Auther : By: Dr. Mohammed Nazir Sankary

          The people’s Democratic Republic of Yemen covers an area of 287683 km² harboring a population of approximately two million, which grows at an annual rate of 2.75%.  The country has no oil production and a very low per capita income.  The prevailing climate: desert and sub-desert tropical type, with erratic rainfall occurring during two seasons extending from April to May and from July to August.

          The tropical bixeric semi-humid and semi-arid areas cover only 0.07 and 0.7% of the land surface respectively, whilst sub-desert and desert areas cover 74 and 22%.   Uncertified sources designate 96% of the total area of South Yemen as rangelands, but in actual terms, only 33% have the regenerative capacity for economic range management.  Arable lands from 0.5% with only one seventh under permanent cropping.

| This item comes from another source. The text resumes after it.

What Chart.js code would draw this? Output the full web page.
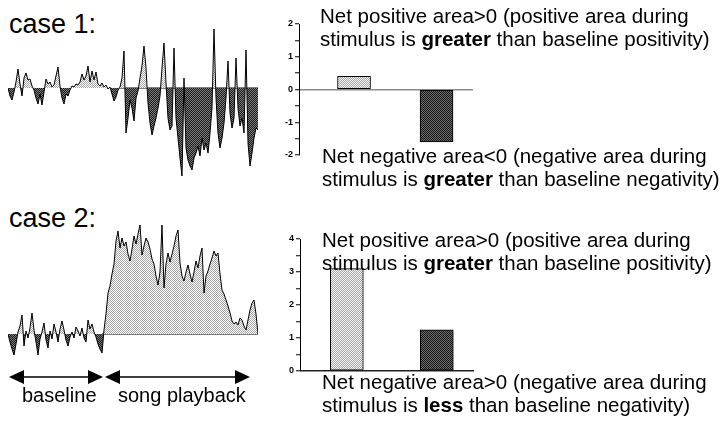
<!DOCTYPE html>
<html>
<head>
<meta charset="utf-8">
<script src="https://cdn.jsdelivr.net/npm/chart.js@4.4.1/dist/chart.umd.min.js"></script>
<style>
  body { margin: 0; background: #fff; }
  #fig { position: relative; width: 723px; height: 421px; font-family: Arial, "Liberation Sans", sans-serif; color: #000; overflow: hidden; }
  #fig canvas, #fig .txt, #fig svg { position: absolute; }
  .case { font-size: 27px; line-height: 31px; white-space: nowrap; }
  .note { font-size: 20.5px; line-height: 23px; white-space: nowrap; }
  .lbl { font-size: 20px; line-height: 23px; white-space: nowrap; }
</style>
</head>
<body>
<div id="fig">
  <div class="txt case" style="left:9px;top:9px">case 1:</div>
  <div class="txt case" style="left:9px;top:203px">case 2:</div>

  <canvas id="trace1" width="250" height="165" style="left:8px;top:20px"></canvas>
  <canvas id="trace2" width="250" height="170" style="left:8px;top:200px"></canvas>
  <canvas id="bars1" width="204" height="151" style="left:269px;top:14px"></canvas>
  <canvas id="bars2" width="204" height="152" style="left:270px;top:229px"></canvas>

  <div class="txt note" style="left:320px;top:4px">Net positive area&gt;0 (positive area during<br>stimulus is <b>greater</b> than baseline positivity)</div>
  <div class="txt note" style="left:322px;top:144px">Net negative area&lt;0 (negative area during<br>stimulus is <b>greater</b> than baseline negativity)</div>
  <div class="txt note" style="left:322px;top:228px">Net positive area&gt;0 (positive area during<br>stimulus is <b>greater</b> than baseline positivity)</div>
  <div class="txt note" style="left:322px;top:370px">Net negative area&gt;0 (negative area during<br>stimulus is <b>less</b> than baseline negativity)</div>

  <svg width="723" height="421" style="left:0;top:0">
    <line x1="20" y1="377" x2="92" y2="377" stroke="#000" stroke-width="1.6"/>
    <polygon points="9,377 24,370 24,384" fill="#000"/>
    <polygon points="103,377 88,370 88,384" fill="#000"/>
    <line x1="116" y1="377" x2="239" y2="377" stroke="#000" stroke-width="1.6"/>
    <polygon points="105,377 120,370 120,384" fill="#000"/>
    <polygon points="250,377 235,370 235,384" fill="#000"/>
  </svg>
  <div class="txt lbl" style="left:22px;top:384px">baseline</div>
  <div class="txt lbl" style="left:118px;top:384px">song playback</div>
</div>

<script>
// recorded traces, one sample per 2 px, amplitude relative to baseline (up = positive)
const case1Trace = [
  0, -8, -12, -4, 6, 19, 4, -8, 10, 15,
  8, 9, 2, -2, -10, -16, -6, -17, -4, 9,
  4, 6, 1, 3, 12, 21, 2, -10, -16, -6,
  -8, -2, 2, 1, 4, 3, 6, 14, 8, 12,
  22, 6, 17, 8, 16, 4, 2, 5, 1, 3,
  -1, 1, -6, -13, -9, -2, 1, 10, 37, -45,
  -30, -12, -20, -33, -10, -3, 10, 22, 42, 20,
  -15, -35, -47, -38, -30, -20, -8, 20, 45, 5,
  -30, -42, -38, 40, -30, -50, -70, -88, 10, -60,
  -72, -78, -82, -70, -65, -58, -68, -50, -62, -55,
  -65, -45, -20, 59, -10, -45, -60, -50, -35, -10,
  27, -25, -40, -30, 30, -20, -38, -30, -45, 38,
  -55, -78, -65, -50, -40, -42
];
const case2Trace = [
  0, -8, -15, -21, -10, 2, 8, 19, -12, 3,
  -4, 6, 21, 4, -8, -21, -5, 2, 11, -6,
  -14, 3, -5, 10, 2, -8, 5, 13, 4, -6,
  -12, -3, 2, -4, 7, 3, -2, 6, -4, -8,
  14, 5, 10, 2, -3, -10, -15, -19, 4, 20,
  41, 48, 60, 70, 93, 103, 86, 96, 88, 92,
  80, 73, 85, 98, 90, 100, 109, 79, 88, 96,
  92, 85, 75, 70, 58, 49, 62, 109, 46, 70,
  81, 72, 80, 88, 98, 104, 71, 58, 53, 62,
  69, 60, 52, 62, 73, 66, 78, 86, 41, 58,
  63, 70, 76, 83, 78, 81, 60, 44, 40, 34,
  28, 21, 13, 10, 12, 9, 16, 14, 8, 4,
  14, 24, 31, 34, 20, 0
];
// sample index where song playback starts
const case1Onset = 56;
const case2Onset = 47;

// net area during stimulus minus baseline
const areaLabels = ["Net positive area", "Net negative area"];
const case1Net = [0.4, -1.6];
const case2Net = [3.1, 1.25];

function stipple(a, b) {
  const c = document.createElement("canvas");
  c.width = 2; c.height = 2;
  const g = c.getContext("2d");
  g.fillStyle = a; g.fillRect(0, 0, 2, 2);
  g.fillStyle = b; g.fillRect(0, 0, 1, 1); g.fillRect(1, 1, 1, 1);
  return g.createPattern(c, "repeat");
}

const lightFill = stipple("#ffffff", "#a4a4a4");
const darkFill = stipple("#1e1e1e", "#7a7a7a");
const lightBar = stipple("#f4f4f4", "#a8a8a8");
const darkBar = stipple("#1a1a1a", "#6a6a6a");

function drawTrace(id, trace, onset, yMin, yMax) {
  new Chart(document.getElementById(id), {
    type: "line",
    data: {
      labels: trace.map((_, i) => i),
      datasets: [
        {
          data: trace,
          borderColor: "#000",
          borderWidth: 1,
          pointRadius: 0,
          tension: 0,
          fill: { target: "origin", above: lightFill, below: darkFill },
        },
        {
          data: trace.map((_, i) => (i >= onset ? 0 : null)),
          borderColor: "#000",
          borderWidth: 1.2,
          pointRadius: 0,
          fill: false,
        },
      ],
    },
    options: {
      responsive: false,
      animation: false,
      events: [],
      layout: { padding: 0 },
      plugins: { legend: { display: false }, tooltip: { enabled: false } },
      scales: {
        x: { display: false, offset: false },
        y: { display: false, min: yMin, max: yMax },
      },
    },
  });
}

function drawBars(id, values, yMin, yMax, xMin, xMax, zeroColor) {
  new Chart(document.getElementById(id), {
    type: "bar",
    data: {
      labels: areaLabels,
      datasets: [
        {
          data: values.map((v, i) => ({ x: i + 1, y: v })),
          backgroundColor: [lightBar, darkBar],
          borderColor: "#000",
          borderWidth: 1,
          borderSkipped: false,
          barThickness: 33,
        },
      ],
    },
    options: {
      responsive: false,
      animation: false,
      events: [],
      layout: { padding: { top: 10, bottom: 10, left: 0, right: 0 } },
      plugins: { legend: { display: false }, tooltip: { enabled: false } },
      scales: {
        x: { type: "linear", display: false, offset: false, min: xMin, max: xMax },
        y: {
          min: yMin,
          max: yMax,
          afterFit: (scale) => { scale.width = 30; },
          border: { display: true, color: "#000", width: 1 },
          grid: {
            color: (ctx) => (ctx.tick && ctx.tick.value === 0 ? zeroColor : "transparent"),
            lineWidth: 1.5,
            tickColor: "#000",
            tickLength: 4,
            tickWidth: 1,
          },
          ticks: {
            stepSize: 0.5,
            padding: 2,
            color: "#000",
            font: { family: "Arial, 'Liberation Sans', sans-serif", size: 9, weight: "bold" },
            callback: (v) => (Number.isInteger(v) ? String(v) : ""),
          },
        },
      },
    },
  });
}

drawTrace("trace1", case1Trace, case1Onset, -97, 68);
drawTrace("trace2", case2Trace, case2Onset, -36, 134);
drawBars("bars1", case1Net, -2, 2, 0.333, 2.442, "#8a8a8a");
drawBars("bars2", case2Net, 0, 4, 0.48, 2.413, "#222");
</script>
</body>
</html>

          Most of the previous botanical literature (1846 – 1978) is mainly devoted to economical records and discoveries of ornamental succulents, with only three papers dealing with rangelands and ecology.

           This paper aims at surveying and describing the major plant communities and their potential associations in South Yemen.  It is based on field excursions carried out by the author in 1979-1980 and earlier trips to the adjacent countries in 1976-1980.

           South Yemen may be conveniently divided into six major geo-botanical regions with more than 29 major plant communities and 12 potential associations of semi-climax nature.  The main regions are: the coastal plains, the mountains, the internal plateau and the internal desert, which is an extension of the Empty Quarter.  Details concerning the dominant plant communities in each of these regions are included in the Arabic text of this paper, together with a potential plant association map showing the salient features of distribution.

           The author has also postulated a number of recommendations, which may help in achieving a proper terrain development.  Amongst which is the undertaking of an integrated and detailed ecological surveys, the adoption of appropriate range management policies, initiating re-vegetation reserves and sand dune fixation techniques, training the required personnel, the improvement of forage production…etc.